Jimmy Kilkenny

Personal information
- Full name: James Kilkenny
- Date of birth: 21 November 1934
- Place of birth: Stanley, England
- Date of death: 1 April 2003 (aged 68)
- Place of death: Doncaster, England
- Position: Right half

Senior career*
- Years: Team / Apps / (Gls)
- 19??–1952: Annfield Plain
- 1952–1961: Doncaster Rovers / 132 / (1)
- 1961–19??: South Shields

= Jimmy Kilkenny =

English footballer

James Kilkenny (21 November 1934 – 1 April 2003) was a footballer who played as a right half for Doncaster Rovers.

He started off playing for his local club Annfield Plain in the North Eastern League. As a 17-year-old, in 1952 he was signed by English second division club Doncaster Rovers, his debut being in a 3–2 home victory against Bristol City on 26 November 1955.

In a match against Liverpool in January 1957, he left Billy Liddell, the Liverpool captain, unconscious and having to leave the field needing three stitches in the head after an aerial duel.

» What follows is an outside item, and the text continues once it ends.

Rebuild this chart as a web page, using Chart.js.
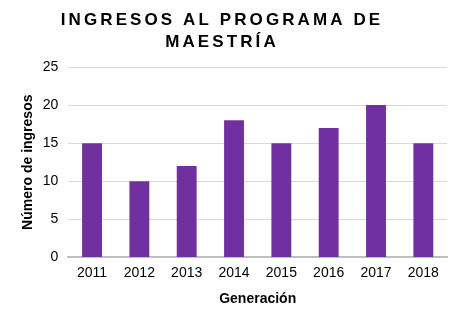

His only league goal came in a 4–0 home victory over Port Vale on 20 April 1957, though he also scored an FA Cup goal in a 2–1 second round win at Tranmere Rovers on 6 December 1958. A serious bout of 'flu in December 1957 left him unfit to play until the following April.

Altogether, Kilkenny played 147 league and cup games for Doncaster, scoring two goals. At the end of the 1960–61 season he left to play for Northern Counties League side South Shields.